>> begin Information provided
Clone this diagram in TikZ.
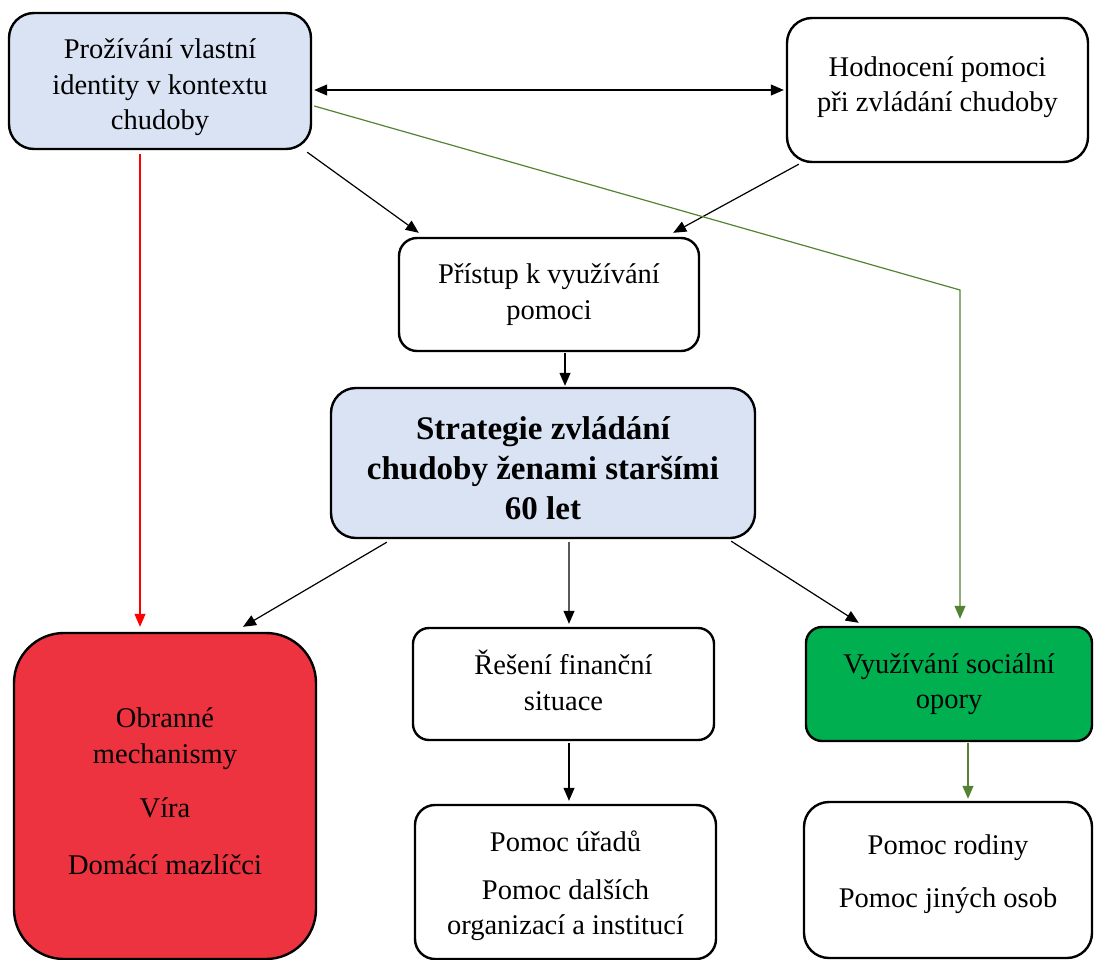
\documentclass[tikz,border=0pt]{standalone}
\usepackage{fontspec}
\setmainfont{Liberation Serif}
\usetikzlibrary{arrows.meta,calc}
\definecolor{blueF}{RGB}{218,227,243}
\definecolor{redF}{RGB}{237,51,64}
\definecolor{greenF}{RGB}{0,176,80}
\definecolor{greenL}{RGB}{84,130,53}
\definecolor{redL}{RGB}{255,0,0}
\tikzset{
  box/.style={draw=black, line width=2.4bp, inner sep=0pt, align=center,
    font=\fontsize{28.5bp}{35.5bp}\selectfont},
  arr/.style={line width=1.2bp, -{Triangle[length=13bp,width=11bp]}},
}
\begin{document}
\begin{tikzpicture}[x=1bp,y=-1bp]
\useasboundingbox (0,0) rectangle (1094,960);

\node[box, fill=blueF, rounded corners=25bp, minimum width=302bp, minimum height=136bp] (A) at (160,81)
  {\rule{0pt}{33bp}Prožívání vlastní\\identity v kontextu\\chudoby};
\node[box, rounded corners=25bp, minimum width=301bp, minimum height=144bp] (B) at (937.5,90)
  {Hodnocení pomoci\\při zvládání chudoby\\[-24bp]\mbox{}};
\node[box, rounded corners=18bp, minimum width=300bp, minimum height=113bp] (C) at (549,294.5)
  {Přístup k využívání\\pomoci};
\node[box, fill=blueF, rounded corners=25bp, minimum width=424bp, minimum height=150bp,
  font=\fontsize{33bp}{40bp}\selectfont\bfseries] (D) at (543,463)
  {\rule{0pt}{34bp}Strategie zvládání\\chudoby ženami staršími\\60 let};
\node[box, fill=redF, rounded corners=50bp, minimum width=302bp, minimum height=326bp] (E) at (165,796)
  {Obranné\\mechanismy\\[19bp]Víra\\[21bp]Domácí mazlíčci\\[-26bp]\mbox{}};
\node[box, rounded corners=16bp, minimum width=301bp, minimum height=112bp] (F) at (563.5,684)
  {Řešení finanční\\situace\\[-28bp]\mbox{}};
\node[box, rounded corners=20bp, minimum width=301bp, minimum height=154bp] (G) at (565.5,882)
  {\rule{0pt}{29bp}Pomoc úřadů\\[12bp]Pomoc dalších\\organizací a institucí};
\node[box, fill=greenF, rounded corners=16bp, minimum width=286bp, minimum height=114bp] (H) at (949,684)
  {Využívání sociální\\opory};
\node[box, rounded corners=25bp, minimum width=288bp, minimum height=156bp] (I) at (948,880)
  {Pomoc rodiny\\[18bp]Pomoc jiných osob\\[-18bp]\mbox{}};

\coordinate (gbend) at (960,290);

\draw[arr, {Triangle[length=13bp,width=11bp]}-{Triangle[length=13bp,width=11bp]}]
  ([xshift=2bp]A.east |- B.west) -- ([xshift=-2bp]B.west);
\draw[arr] ([xshift=-5bp,yshift=-2bp]A.south east) -- ($(C.north west)+(21,-4)$);
\draw[arr] ($(B.south west)+(13,1)$) -- ($(C.north east)+(-27,-4)$);
\draw[arr, greenL] ($(A.east)+(2,25)$) -- (gbend) -- ($(H.north)+(11,-7)$);
\draw[arr, redL] ($(A.south)+(-20,4)$) -- ($(E.north)+(-25,-5)$);
\draw[arr] ($(C.south)+(16,1)$) -- ($(D.north)+(22,-1)$);
\draw[arr] ($(D.south west)+(57,3)$) -- ($(E.north)+(78,-5)$);
\draw[arr] ($(D.south)+(26,3)$) -- ($(F.north)+(5.5,-3)$);
\draw[arr] ($(D.south east)+(-25,2)$) -- ($(H.north west)+(54,-3)$);
\draw[arr] ($(F.south)+(5.5,2)$) -- ($(G.north)+(3.5,-3)$);
\draw[arr, greenL] ($(H.south)+(19,1)$) -- ($(I.north)+(20,-2)$);
\end{tikzpicture}
\end{document}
>> end Information provided
* Stated goal *
Repeat the listing above exactly, with no pictures.

* Response to this exercise *
Clone this diagram in TikZ.
\documentclass[tikz,border=0pt]{standalone}
\usepackage{fontspec}
\setmainfont{Liberation Serif}
\usetikzlibrary{arrows.meta,calc}
\definecolor{blueF}{RGB}{218,227,243}
\definecolor{redF}{RGB}{237,51,64}
\definecolor{greenF}{RGB}{0,176,80}
\definecolor{greenL}{RGB}{84,130,53}
\definecolor{redL}{RGB}{255,0,0}
\tikzset{
  box/.style={draw=black, line width=2.4bp, inner sep=0pt, align=center,
    font=\fontsize{28.5bp}{35.5bp}\selectfont},
  arr/.style={line width=1.2bp, -{Triangle[length=13bp,width=11bp]}},
}
\begin{document}
\begin{tikzpicture}[x=1bp,y=-1bp]
\useasboundingbox (0,0) rectangle (1094,960);

\node[box, fill=blueF, rounded corners=25bp, minimum width=302bp, minimum height=136bp] (A) at (160,81)
  {\rule{0pt}{33bp}Prožívání vlastní\\identity v kontextu\\chudoby};
\node[box, rounded corners=25bp, minimum width=301bp, minimum height=144bp] (B) at (937.5,90)
  {Hodnocení pomoci\\při zvládání chudoby\\[-24bp]\mbox{}};
\node[box, rounded corners=18bp, minimum width=300bp, minimum height=113bp] (C) at (549,294.5)
  {Přístup k využívání\\pomoci};
\node[box, fill=blueF, rounded corners=25bp, minimum width=424bp, minimum height=150bp,
  font=\fontsize{33bp}{40bp}\selectfont\bfseries] (D) at (543,463)
  {\rule{0pt}{34bp}Strategie zvládání\\chudoby ženami staršími\\60 let};
\node[box, fill=redF, rounded corners=50bp, minimum width=302bp, minimum height=326bp] (E) at (165,796)
  {Obranné\\mechanismy\\[19bp]Víra\\[21bp]Domácí mazlíčci\\[-26bp]\mbox{}};
\node[box, rounded corners=16bp, minimum width=301bp, minimum height=112bp] (F) at (563.5,684)
  {Řešení finanční\\situace\\[-28bp]\mbox{}};
\node[box, rounded corners=20bp, minimum width=301bp, minimum height=154bp] (G) at (565.5,882)
  {\rule{0pt}{29bp}Pomoc úřadů\\[12bp]Pomoc dalších\\organizací a institucí};
\node[box, fill=greenF, rounded corners=16bp, minimum width=286bp, minimum height=114bp] (H) at (949,684)
  {Využívání sociální\\opory};
\node[box, rounded corners=25bp, minimum width=288bp, minimum height=156bp] (I) at (948,880)
  {Pomoc rodiny\\[18bp]Pomoc jiných osob\\[-18bp]\mbox{}};

\coordinate (gbend) at (960,290);

\draw[arr, {Triangle[length=13bp,width=11bp]}-{Triangle[length=13bp,width=11bp]}]
  ([xshift=2bp]A.east |- B.west) -- ([xshift=-2bp]B.west);
\draw[arr] ([xshift=-5bp,yshift=-2bp]A.south east) -- ($(C.north west)+(21,-4)$);
\draw[arr] ($(B.south west)+(13,1)$) -- ($(C.north east)+(-27,-4)$);
\draw[arr, greenL] ($(A.east)+(2,25)$) -- (gbend) -- ($(H.north)+(11,-7)$);
\draw[arr, redL] ($(A.south)+(-20,4)$) -- ($(E.north)+(-25,-5)$);
\draw[arr] ($(C.south)+(16,1)$) -- ($(D.north)+(22,-1)$);
\draw[arr] ($(D.south west)+(57,3)$) -- ($(E.north)+(78,-5)$);
\draw[arr] ($(D.south)+(26,3)$) -- ($(F.north)+(5.5,-3)$);
\draw[arr] ($(D.south east)+(-25,2)$) -- ($(H.north west)+(54,-3)$);
\draw[arr] ($(F.south)+(5.5,2)$) -- ($(G.north)+(3.5,-3)$);
\draw[arr, greenL] ($(H.south)+(19,1)$) -- ($(I.north)+(20,-2)$);
\end{tikzpicture}
\end{document}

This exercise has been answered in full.